La Jornada
El presidente Juan 
Manuel Santos ordenó ayer el cese al fuego definitivo contra las Fuerzas
 Armadas Revolucionarias de Colombia-Ejército del Pueblo (FARC), el cual
 será efectivo a partir del 29 de agosto. La acción se produjo durante 
la sesión del Senado en la cual el mandatario entregó al presidente de 
esta cámara el texto íntegro del Acuerdo Final para la Terminación del 
Conflicto y la Construcción de una Paz Estable y Duradera, firmado el 
miércoles por el jefe del equipo negociador del gobierno, Humberto de la
 Calle, y el representante de la organización guerrillera, Iván Márquez.
 Este histórico acuerdo deberá ratificarse el 2 de octubre en un 
plebiscito con el cual culminará el proceso de negociaciones que desde 
el 4 de septiembre de 2012 tiene lugar oficialmente en La Habana.
Pese a que el actual ciclo de negociaciones tiene precedente en otros
 tres intentos para desmovilizar de manera pacífica al grupo guerrillero
 más antiguo de América Latina, todos los actores reconocen que Colombia
 nunca había estado tan cerca de alcanzar la paz. Es difícil exagerar la
 importancia histórica de un momento en que se está a punto de poner fin
 al conflicto armado que estalló en 1964 y que en medio siglo ha dejado 
300 mil muertos, 45 mil desaparecidos y hasta 6.9 millones de 
desplazados internos, según cifras oficiales.
A la trascendencia que el hecho tiene en sí mismo, debe abonarse que 
se trate de una paz democrática, sometida voluntariamente por los 
participantes a la decisión soberana del pueblo colombiano, pese a que 
las leyes facultan al presidente a implementarla sin consulta previa. 

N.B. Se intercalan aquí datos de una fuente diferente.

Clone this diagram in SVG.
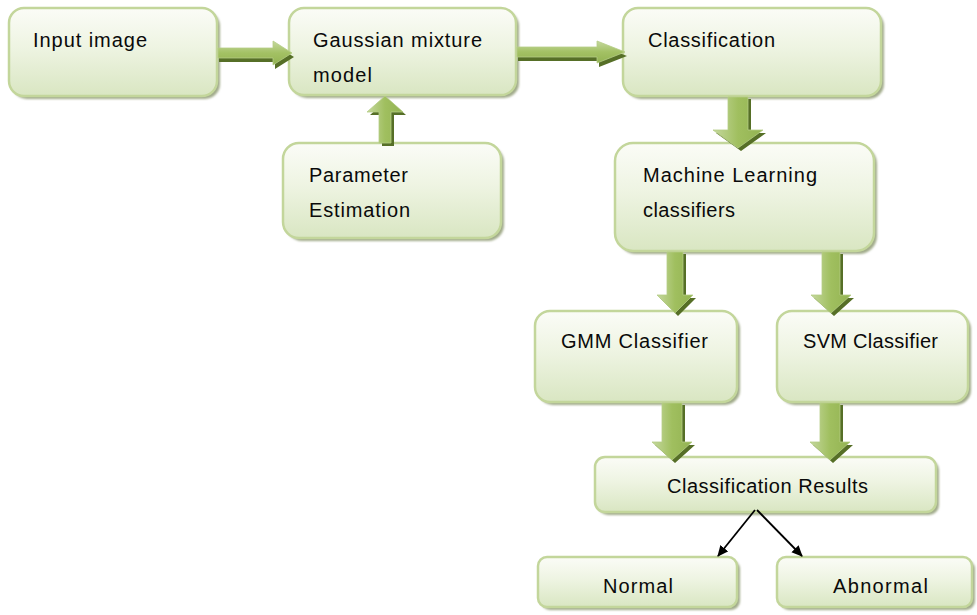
<svg xmlns="http://www.w3.org/2000/svg" width="977" height="615" viewBox="0 0 977 615">
<defs>
<linearGradient id="boxg" x1="0" y1="0" x2="0" y2="1">
<stop offset="0" stop-color="#fbfcf7"/>
<stop offset="0.45" stop-color="#eef4e2"/>
<stop offset="1" stop-color="#d9e6c2"/>
</linearGradient>
<linearGradient id="hg" x1="0" y1="0" x2="0" y2="1">
<stop offset="0" stop-color="#c5d89e"/>
<stop offset="0.5" stop-color="#a3c164"/>
<stop offset="1" stop-color="#93b352"/>
</linearGradient>
<linearGradient id="vg" x1="0" y1="0" x2="1" y2="0">
<stop offset="0" stop-color="#c5d89e"/>
<stop offset="0.5" stop-color="#a0bf5f"/>
<stop offset="1" stop-color="#93b352"/>
</linearGradient>
<filter id="blur" x="-5%" y="-5%" width="110%" height="110%"><feGaussianBlur stdDeviation="0.8"/></filter>
<marker id="ah" markerWidth="12" markerHeight="12" refX="10" refY="5" orient="auto" markerUnits="userSpaceOnUse" viewBox="0 0 12 10">
<path d="M0,0 L11,5 L0,10 Z" fill="#000"/>
</marker>
</defs>
<style>
.sh{fill:#a1ab8a;filter:url(#blur)}
.bx{fill:url(#boxg);stroke:#c3d69b;stroke-width:2.5}
.t{font-family:"Liberation Sans",Arial,sans-serif;font-size:20px;fill:#0a0a0a}
.ash{fill:#566f27}
.ah{fill:url(#hg);stroke:#b5cd85;stroke-width:0.8}
.av{fill:url(#vg);stroke:#b5cd85;stroke-width:0.8}
.thin{stroke:#000;stroke-width:1.8;fill:none}
</style>

<g id="node-input">
<rect class="sh" x="12" y="11" width="208" height="88" rx="15"/>
<rect class="bx" x="9" y="8" width="208" height="88" rx="15"/>
<text class="t" x="33" y="47" textLength="114" lengthAdjust="spacing">Input image</text>
</g>

<g id="node-gmm">
<rect class="sh" x="292" y="11" width="227" height="87" rx="15"/>
<rect class="bx" x="289" y="8" width="227" height="87" rx="15"/>
<text class="t" x="313" y="47" textLength="169" lengthAdjust="spacing">Gaussian mixture</text>
<text class="t" x="313" y="82" textLength="59" lengthAdjust="spacing">model</text>
</g>

<g id="node-classification">
<rect class="sh" x="626" y="11" width="258" height="88" rx="15"/>
<rect class="bx" x="623" y="8" width="258" height="88" rx="15"/>
<text class="t" x="648" y="47" textLength="127" lengthAdjust="spacing">Classification</text>
</g>

<g id="node-parameter">
<rect class="sh" x="286" y="146" width="218" height="95" rx="16"/>
<rect class="bx" x="283" y="143" width="218" height="95" rx="16"/>
<text class="t" x="309" y="182" textLength="99" lengthAdjust="spacing">Parameter</text>
<text class="t" x="309" y="217" textLength="101" lengthAdjust="spacing">Estimation</text>
</g>

<g id="node-ml">
<rect class="sh" x="618" y="146" width="259" height="108" rx="18"/>
<rect class="bx" x="615" y="143" width="259" height="108" rx="18"/>
<text class="t" x="643" y="182" textLength="174" lengthAdjust="spacing">Machine Learning</text>
<text class="t" x="643" y="217" textLength="92" lengthAdjust="spacing">classifiers</text>
</g>

<g id="node-gmmclf">
<rect class="sh" x="538" y="314" width="202" height="91" rx="15"/>
<rect class="bx" x="535" y="311" width="202" height="91" rx="15"/>
<text class="t" x="561" y="348" textLength="147" lengthAdjust="spacing">GMM Classifier</text>
</g>

<g id="node-svmclf">
<rect class="sh" x="780" y="314" width="191" height="91" rx="15"/>
<rect class="bx" x="777" y="311" width="191" height="91" rx="15"/>
<text class="t" x="803" y="348" textLength="135" lengthAdjust="spacing">SVM Classifier</text>
</g>

<g id="node-results">
<rect class="sh" x="598" y="460" width="341" height="55" rx="10"/>
<rect class="bx" x="595" y="457" width="341" height="55" rx="10"/>
<text class="t" x="667" y="493" textLength="201" lengthAdjust="spacing">Classification Results</text>
</g>

<g id="node-normal">
<rect class="sh" x="541" y="560" width="199" height="50" rx="9"/>
<rect class="bx" x="538" y="557" width="199" height="50" rx="9"/>
<text class="t" x="603" y="593" textLength="70" lengthAdjust="spacing">Normal</text>
</g>

<g id="node-abnormal">
<rect class="sh" x="780" y="560" width="195" height="50" rx="9"/>
<rect class="bx" x="777" y="557" width="195" height="50" rx="9"/>
<text class="t" x="833" y="593" textLength="95" lengthAdjust="spacing">Abnormal</text>
</g>

<g id="connectors">
<path class="ash" d="M219,52 H275 V45 L294,57 L275,69 V62 H219 Z"/>
<path class="ah" d="M218,48 H273 V41 L292,53 L273,65 V58 H218 Z"/>

<path class="ash" d="M518,51 H599 V45 L627,56 L599,67 V61 H518 Z"/>
<path class="ah" d="M517,47 H597 V41 L625,52 L597,63 V57 H517 Z"/>

<path class="ash" d="M382,146 V115 H370 L388,99 L406,115 H394 V146 Z"/>
<path class="av" d="M379,143 V112 H367 L385,96 L403,112 H391 V143 Z"/>

<path class="ash" d="M731,99 V133 H716 L741,151 L766,133 H751 V99 Z"/>
<path class="av" d="M728,97 V130 H713 L738,148 L763,130 H748 V97 Z"/>

<path class="ash" d="M670,254 V298 H660 L678,316 L696,298 H686 V254 Z"/>
<path class="av" d="M667,252 V295 H657 L675,313 L693,295 H683 V252 Z"/>

<path class="ash" d="M825,254 V298 H814 L834,316 L854,298 H843 V254 Z"/>
<path class="av" d="M822,252 V295 H811 L831,313 L851,295 H840 V252 Z"/>

<path class="ash" d="M665,405 V445 H655 L675,463 L695,445 H685 V405 Z"/>
<path class="av" d="M662,403 V442 H652 L672,460 L692,442 H682 V403 Z"/>

<path class="ash" d="M823,405 V445 H813 L833,463 L853,445 H843 V405 Z"/>
<path class="av" d="M820,403 V442 H810 L830,460 L850,442 H840 V403 Z"/>

<line class="thin" x1="755" y1="510" x2="718" y2="556" marker-end="url(#ah)"/>
<line class="thin" x1="757" y1="510" x2="802" y2="556" marker-end="url(#ah)"/>
</g>
</svg>
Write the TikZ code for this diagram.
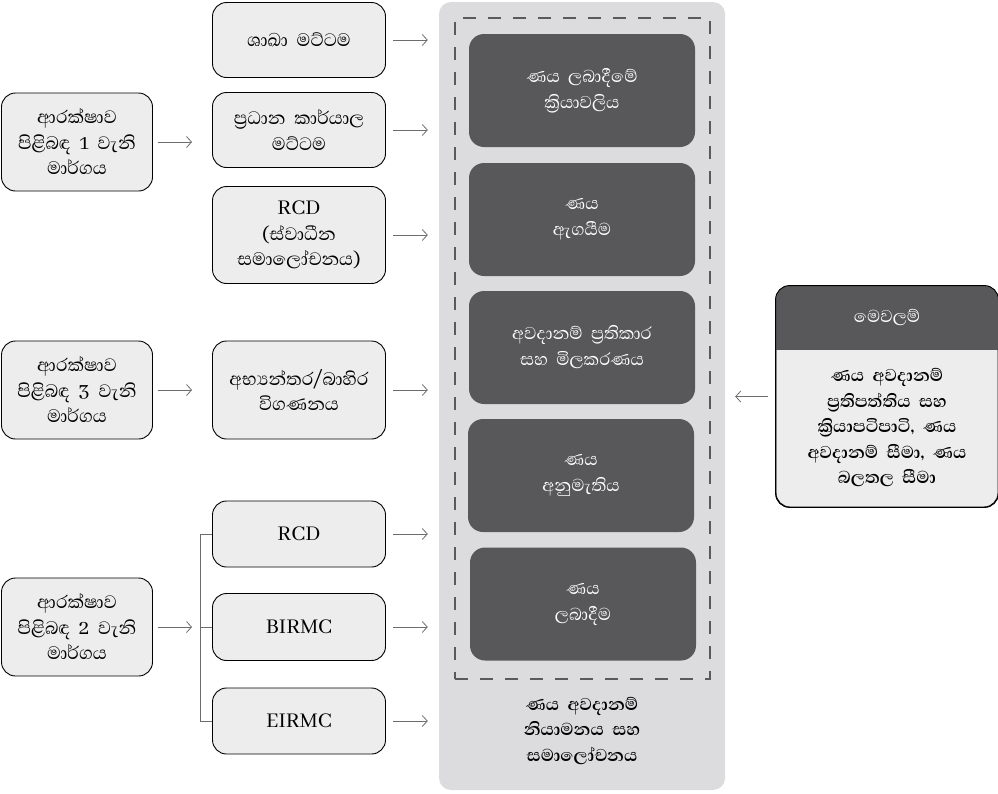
\documentclass[tikz,border=0pt]{standalone}
\usepackage{fontspec}
\setmainfont[Script=Sinhala,WordSpace=2]{Abhaya Libre}
\usepackage{tikz}
\usetikzlibrary{arrows.meta,positioning,calc}
\definecolor{boxgray}{HTML}{EDEDED}
\definecolor{colgray}{HTML}{DCDCDE}
\definecolor{stepgray}{HTML}{58585A}
\definecolor{dashgray}{HTML}{5A5A5A}
\definecolor{arrgray}{HTML}{6D6D6D}
\tikzset{
  blk/.style={draw,rectangle,rounded corners=14pt,fill=boxgray,line width=0.9pt,align=center,
    font=\fontsize{23}{25.5}\selectfont},
  srcblk/.style={blk,minimum width=151pt,minimum height=98pt},
  lvlblk/.style={blk,minimum width=173pt,minimum height=75pt},
  stepblk/.style={rectangle,rounded corners=15pt,fill=stepgray,text=white,align=center,
    minimum width=226pt,minimum height=113pt,font=\fontsize{22}{26}\selectfont},
  arr/.style={-{Straight Barb[length=5pt,width=11pt]},arrgray,line width=0.8pt},
  brk/.style={arrgray,line width=0.8pt},
  lbl/.style={align=center,font=\fontsize{22}{25.5}\selectfont\bfseries}
}
\begin{document}
\begin{tikzpicture}[x=1pt,y=-1pt]
  \useasboundingbox (0,0) rectangle (998,793);
  % Review column
  \node[rectangle,rounded corners=12pt,fill=colgray,minimum width=286pt,minimum height=788pt] (col) at (582,396) {};
  \node[rectangle,draw=dashgray,line width=2.5pt,dash pattern=on 13pt off 12pt,minimum width=255pt,minimum height=661pt] (grp) at (582.5,348.5) {};

  % Lending steps
  \node[stepblk] (d1) at (582,90.5) {ණය ලබාදීමේ \\ ක්^^^^200dරියාවලිය};
  \node[stepblk] (d2) at (582,219.5) {ණය \\ ඇගයීම};
  \node[stepblk] (d3) at (582,347.5) {අවදානම් ප්^^^^200dරතිකාර \\ සහ මිලකරණය};
  \node[stepblk] (d4) at (581,475.5) {ණය \\ අනුමැතිය};
  \node[stepblk] (d5) at (583,604) {ණය \\ ලබාදීම};
  \node[lbl] (reg) at (582,731) {ණය අවදානම් \\ නියාමනය සහ \\ සමාලෝචනය};

  % Lines of defence
  \node[srcblk] (s1) at (77,142) {ආරක්ෂාව \\ පිළිබඳ 1 වැනි \\ මාර්ගය};
  \node[srcblk] (s3) at (77,390) {ආරක්ෂාව \\ පිළිබඳ 3 වැනි \\ මාර්ගය};
  \node[srcblk] (s2) at (77,627) {ආරක්ෂාව \\ පිළිබඳ 2 වැනි \\ මාර්ගය};

  % Review levels
  \node[lvlblk] (m1) at (299,40) {ශාඛා මට්ටම};
  \node[lvlblk] (m2) at (299,130) {ප්^^^^200dරධාන කාර්යාල \\ මට්ටම};
  \node[lvlblk,minimum height=97pt] (m3) at (299,235) {RCD \\ (ස්වාධීන \\ සමාලෝචනය)};
  \node[lvlblk,minimum height=98pt] (m4) at (299,390) {අභ්^^^^200dයන්තර/බාහිර \\ විගණනය};
  \node[lvlblk,minimum height=66pt] (m5) at (299,534) {RCD};
  \node[lvlblk,minimum height=67pt] (m6) at (299,627) {BIRMC};
  \node[lvlblk,minimum height=66pt] (m7) at (299,721) {EIRMC};

  % Connections
  \foreach \s/\t in {s1/m2,s3/m4,s2/m6}
    \draw[arr,shorten <=5pt,shorten >=20pt] (\s.east) -- (\s.east -| \t.west);
  \foreach \m in {m1,m2,m3,m4,m5,m6,m7}
    \draw[arr,shorten <=7pt,shorten >=11pt] (\m.east) -- (\m.east -| col.west);
  \draw[brk] (m5.west) -- ++(-12,0) |- (m7.west);
  \draw[brk] (m6.west) -- ++(-12,0);

  % Tools
  \node[blk,minimum width=222pt,minimum height=221pt] (tool) at (887,396.5) {};
  \begin{scope}
    \clip[rounded corners=14pt] (tool.south west) rectangle (tool.north east);
    \fill[stepgray] (tool.north west) rectangle ($(tool.north east)+(0,64)$);
  \end{scope}
  \draw[line width=0.9pt,rounded corners=14pt] (tool.south west) rectangle (tool.north east);
  \node[text=white,font=\fontsize{22}{25}\selectfont] (toolhdr) at ($(tool.north)+(0,32)$) {මෙවලම්};
  \node[lbl] (tooltxt) at (887,428) {ණය අවදානම් \\ ප්^^^^200dරතිපත්තිය සහ \\ ක්^^^^200dරියාපටිපාටි, ණය \\ අවදානම් සීමා, ණය \\ බලතල සීමා};
  \draw[arr,shorten <=8pt,shorten >=10pt] (tool.west) -- (tool.west -| col.east);
\end{tikzpicture}
\end{document}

Otro elemento positivo se encuentra en el carácter público del acuerdo, 
que desde ayer el Congreso puso a disposición de todos los ciudadanos a 
través de Internet, con lo cual se contribuye a un debate informado y 
argumentado de cara a la votación en que se decidirá la instalación de 
la paz o el regreso a las hostilidades.
Lamentablemente, este clima cívico indispensable se ve 
amenazado por sectores nostálgicos de la violencia como los nucleados en
 torno al ex mandatario Álvaro Uribe y a militares recalcitrantes que 
incluso antes de conocerse oficialmente las negociaciones con la 
guerrilla han agitado las banderas del miedo, la venganza y el fanatismo
 de la mano dura para descarrilar cualquier salida negociada al 
sangriento conflicto. Es debido reconocer que la apuesta por la vía 
armada también tiene defensores entre los integrantes de las FARC, pero 
hasta ahora tales expresiones han supuesto un riesgo menor al proceso de
 paz, en la 
medida
 que no ejercen un sabotaje activo como el que encabeza el senador 
Uribe. Cabe hacer votos por que el pueblo colombiano actúe con sabiduría
 ante las voces que insisten en la lucha fratricida y tome una decisión 
basada en la responsabilidad cívica.
Ahora que se encuentra a la vista el fin de una larga serie de 
esfuerzos, es necesario reconocer el valor que tanto el gobierno de Juan
 Manuel Santos como el secretariado de las FARC mostraron al romper con 
el lastre de cinco décadas de violencia. Al sentarse a negociar con la 
voluntad política de hacer concesiones y escuchar las peticiones del 
otro, ofrecen un ejemplo no sólo para los colombianos, sino para todos 
los participantes en conflictos armados o de cualquier otra índole: el 
ejemplo de que el diálogo es útil y fructífero en toda circunstancia, a 
condición de que se entable con la disposición de ceder y la decisión de
 mantenerlo hasta el final, pese a todos los obstáculos posibles.